Task brief:
Write out each line word for word. Drop pictures.

Information provided:
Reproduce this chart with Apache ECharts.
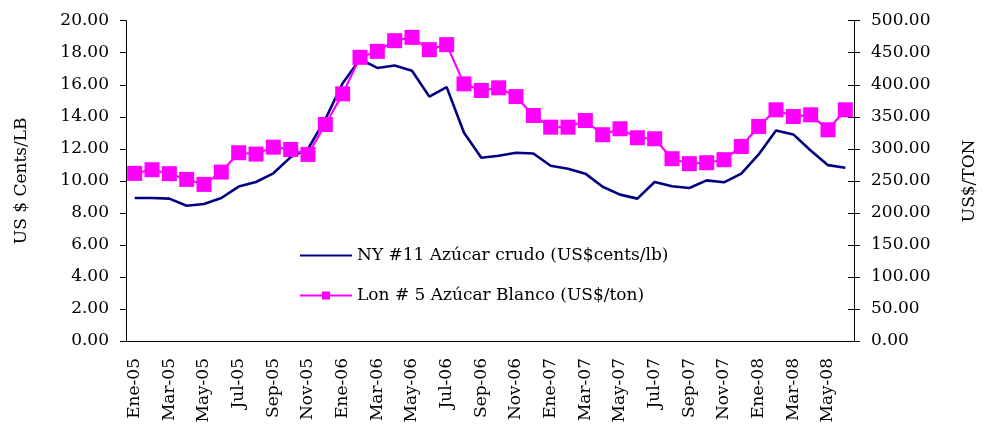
<!DOCTYPE html>
<html>
<head>
<meta charset="utf-8">
<script src="https://cdn.jsdelivr.net/npm/echarts@6/dist/echarts.min.js"></script>
<style>
  html, body { margin: 0; padding: 0; background: #ffffff; }
  #chart { width: 986px; height: 431px; }
</style>
</head>
<body>
<div id="chart"></div>
<script>
var months = [
  'Ene-05','Feb-05','Mar-05','Abr-05','May-05','Jun-05','Jul-05','Ago-05','Sep-05','Oct-05','Nov-05','Dic-05',
  'Ene-06','Feb-06','Mar-06','Abr-06','May-06','Jun-06','Jul-06','Ago-06','Sep-06','Oct-06','Nov-06','Dic-06',
  'Ene-07','Feb-07','Mar-07','Abr-07','May-07','Jun-07','Jul-07','Ago-07','Sep-07','Oct-07','Nov-07','Dic-07',
  'Ene-08','Feb-08','Mar-08','Abr-08','May-08','Jun-08'
];
// NY #11 raw sugar, US cents/lb (left axis)
var nyRaw = [
  8.93, 8.93, 8.89, 8.45, 8.55, 8.93, 9.64, 9.93, 10.47, 11.48, 12.00, 13.85,
  16.10, 17.60, 17.05, 17.20, 16.88, 15.26, 15.85, 13.00, 11.44, 11.57, 11.75, 11.71,
  10.94, 10.76, 10.45, 9.63, 9.14, 8.89, 9.93, 9.66, 9.55, 10.03, 9.91, 10.45,
  11.65, 13.15, 12.90, 11.90, 10.98, 10.82
];
// London #5 white sugar, US$/ton (right axis)
var lonWhite = [
  261.7, 267.4, 261.2, 252.3, 244.5, 263.7, 293.9, 291.8, 302.6, 299.0, 291.3, 338.0,
  385.8, 442.8, 452.2, 468.8, 474.0, 454.8, 462.6, 401.4, 391.0, 395.2, 381.6, 352.0,
  333.8, 333.8, 344.2, 322.0, 331.3, 317.3, 315.7, 284.6, 276.8, 278.3, 283.0, 303.7,
  334.9, 360.9, 350.5, 353.1, 329.8, 360.9
];
var leftName = 'US $ Cents/LB';
var rightName = 'US$/TON';
var nyName = 'NY #11 Azúcar crudo (US$cents/lb)';
var lonName = 'Lon # 5 Azúcar Blanco (US$/ton)';

var fontFam = '"DejaVu Serif", serif';
var axisCol = '#000000';

var chart = echarts.init(document.getElementById('chart'));
var option = {
  backgroundColor: '#ffffff',
  animation: false,
  textStyle: { fontFamily: fontFam },
  grid: { left: 126, right: 123, top: 20.7, bottom: 90 },
  legend: {
    orient: 'vertical',
    left: 294,
    top: 242,
    itemWidth: 52,
    itemHeight: 10,
    itemGap: 23,
    textStyle: { fontFamily: fontFam, fontSize: 17, color: '#000000' },
    data: [
      { name: nyName, itemStyle: { opacity: 0 } },
      { name: lonName }
    ]
  },
  xAxis: {
    type: 'category',
    data: months,
    boundaryGap: true,
    axisLine: { lineStyle: { color: axisCol, width: 1 } },
    axisTick: { interval: 1, length: 5, lineStyle: { color: axisCol } },
    axisLabel: {
      interval: 1,
      rotate: 90,
      margin: 17,
      fontSize: 17,
      fontFamily: fontFam,
      color: '#000000'
    },
    splitLine: { show: false }
  },
  yAxis: [
    {
      type: 'value',
      position: 'left',
      min: 0, max: 20, interval: 2,
      name: leftName,
      nameLocation: 'middle',
      nameRotate: 90,
      nameGap: 96,
      nameTextStyle: { fontFamily: fontFam, fontSize: 17, color: '#000000' },
      axisLine: { show: true, lineStyle: { color: axisCol } },
      axisTick: { show: true, length: 6, lineStyle: { color: axisCol } },
      axisLabel: {
        margin: 17, fontSize: 17, fontFamily: fontFam, color: '#000000',
        formatter: function (v) { return v.toFixed(2); }
      },
      splitLine: { show: false }
    },
    {
      type: 'value',
      position: 'right',
      min: 0, max: 500, interval: 50,
      name: rightName,
      nameLocation: 'middle',
      nameRotate: 90,
      nameGap: 107,
      nameTextStyle: { fontFamily: fontFam, fontSize: 17, color: '#000000' },
      axisLine: { show: true, lineStyle: { color: axisCol } },
      axisTick: { show: true, length: 6, lineStyle: { color: axisCol } },
      axisLabel: {
        margin: 17, fontSize: 17, fontFamily: fontFam, color: '#000000',
        formatter: function (v) { return v.toFixed(2); }
      },
      splitLine: { show: false }
    },
    {
      // inner half of the crossing ticks on the right axis
      type: 'value',
      position: 'right',
      min: 0, max: 500, interval: 50,
      axisLine: { show: false },
      axisTick: { show: true, inside: true, length: 6, lineStyle: { color: axisCol } },
      axisLabel: { show: false },
      splitLine: { show: false }
    }
  ],
  series: [
    {
      name: nyName,
      type: 'line',
      yAxisIndex: 0,
      data: nyRaw,
      showSymbol: false,
      symbol: 'none',
      lineStyle: { color: '#000080', width: 2.6 },
      itemStyle: { color: '#000080' }
    },
    {
      name: lonName,
      type: 'line',
      yAxisIndex: 1,
      data: lonWhite,
      symbol: 'rect',
      symbolSize: 15,
      showAllSymbol: true,
      lineStyle: { color: '#ff00ff', width: 2.2 },
      itemStyle: { color: '#ff00ff' }
    }
  ]
};
chart.setOption(option);
</script>
</body>
</html>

Answer to the exercise:
Reproduce this chart with Apache ECharts.
<!DOCTYPE html>
<html>
<head>
<meta charset="utf-8">
<script src="https://cdn.jsdelivr.net/npm/echarts@6/dist/echarts.min.js"></script>
<style>
  html, body { margin: 0; padding: 0; background: #ffffff; }
  #chart { width: 986px; height: 431px; }
</style>
</head>
<body>
<div id="chart"></div>
<script>
var months = [
  'Ene-05','Feb-05','Mar-05','Abr-05','May-05','Jun-05','Jul-05','Ago-05','Sep-05','Oct-05','Nov-05','Dic-05',
  'Ene-06','Feb-06','Mar-06','Abr-06','May-06','Jun-06','Jul-06','Ago-06','Sep-06','Oct-06','Nov-06','Dic-06',
  'Ene-07','Feb-07','Mar-07','Abr-07','May-07','Jun-07','Jul-07','Ago-07','Sep-07','Oct-07','Nov-07','Dic-07',
  'Ene-08','Feb-08','Mar-08','Abr-08','May-08','Jun-08'
];
// NY #11 raw sugar, US cents/lb (left axis)
var nyRaw = [
  8.93, 8.93, 8.89, 8.45, 8.55, 8.93, 9.64, 9.93, 10.47, 11.48, 12.00, 13.85,
  16.10, 17.60, 17.05, 17.20, 16.88, 15.26, 15.85, 13.00, 11.44, 11.57, 11.75, 11.71,
  10.94, 10.76, 10.45, 9.63, 9.14, 8.89, 9.93, 9.66, 9.55, 10.03, 9.91, 10.45,
  11.65, 13.15, 12.90, 11.90, 10.98, 10.82
];
// London #5 white sugar, US$/ton (right axis)
var lonWhite = [
  261.7, 267.4, 261.2, 252.3, 244.5, 263.7, 293.9, 291.8, 302.6, 299.0, 291.3, 338.0,
  385.8, 442.8, 452.2, 468.8, 474.0, 454.8, 462.6, 401.4, 391.0, 395.2, 381.6, 352.0,
  333.8, 333.8, 344.2, 322.0, 331.3, 317.3, 315.7, 284.6, 276.8, 278.3, 283.0, 303.7,
  334.9, 360.9, 350.5, 353.1, 329.8, 360.9
];
var leftName = 'US $ Cents/LB';
var rightName = 'US$/TON';
var nyName = 'NY #11 Azúcar crudo (US$cents/lb)';
var lonName = 'Lon # 5 Azúcar Blanco (US$/ton)';

var fontFam = '"DejaVu Serif", serif';
var axisCol = '#000000';

var chart = echarts.init(document.getElementById('chart'));
var option = {
  backgroundColor: '#ffffff',
  animation: false,
  textStyle: { fontFamily: fontFam },
  grid: { left: 126, right: 123, top: 20.7, bottom: 90 },
  legend: {
    orient: 'vertical',
    left: 294,
    top: 242,
    itemWidth: 52,
    itemHeight: 10,
    itemGap: 23,
    textStyle: { fontFamily: fontFam, fontSize: 17, color: '#000000' },
    data: [
      { name: nyName, itemStyle: { opacity: 0 } },
      { name: lonName }
    ]
  },
  xAxis: {
    type: 'category',
    data: months,
    boundaryGap: true,
    axisLine: { lineStyle: { color: axisCol, width: 1 } },
    axisTick: { interval: 1, length: 5, lineStyle: { color: axisCol } },
    axisLabel: {
      interval: 1,
      rotate: 90,
      margin: 17,
      fontSize: 17,
      fontFamily: fontFam,
      color: '#000000'
    },
    splitLine: { show: false }
  },
  yAxis: [
    {
      type: 'value',
      position: 'left',
      min: 0, max: 20, interval: 2,
      name: leftName,
      nameLocation: 'middle',
      nameRotate: 90,
      nameGap: 96,
      nameTextStyle: { fontFamily: fontFam, fontSize: 17, color: '#000000' },
      axisLine: { show: true, lineStyle: { color: axisCol } },
      axisTick: { show: true, length: 6, lineStyle: { color: axisCol } },
      axisLabel: {
        margin: 17, fontSize: 17, fontFamily: fontFam, color: '#000000',
        formatter: function (v) { return v.toFixed(2); }
      },
      splitLine: { show: false }
    },
    {
      type: 'value',
      position: 'right',
      min: 0, max: 500, interval: 50,
      name: rightName,
      nameLocation: 'middle',
      nameRotate: 90,
      nameGap: 107,
      nameTextStyle: { fontFamily: fontFam, fontSize: 17, color: '#000000' },
      axisLine: { show: true, lineStyle: { color: axisCol } },
      axisTick: { show: true, length: 6, lineStyle: { color: axisCol } },
      axisLabel: {
        margin: 17, fontSize: 17, fontFamily: fontFam, color: '#000000',
        formatter: function (v) { return v.toFixed(2); }
      },
      splitLine: { show: false }
    },
    {
      // inner half of the crossing ticks on the right axis
      type: 'value',
      position: 'right',
      min: 0, max: 500, interval: 50,
      axisLine: { show: false },
      axisTick: { show: true, inside: true, length: 6, lineStyle: { color: axisCol } },
      axisLabel: { show: false },
      splitLine: { show: false }
    }
  ],
  series: [
    {
      name: nyName,
      type: 'line',
      yAxisIndex: 0,
      data: nyRaw,
      showSymbol: false,
      symbol: 'none',
      lineStyle: { color: '#000080', width: 2.6 },
      itemStyle: { color: '#000080' }
    },
    {
      name: lonName,
      type: 'line',
      yAxisIndex: 1,
      data: lonWhite,
      symbol: 'rect',
      symbolSize: 15,
      showAllSymbol: true,
      lineStyle: { color: '#ff00ff', width: 2.2 },
      itemStyle: { color: '#ff00ff' }
    }
  ]
};
chart.setOption(option);
</script>
</body>
</html>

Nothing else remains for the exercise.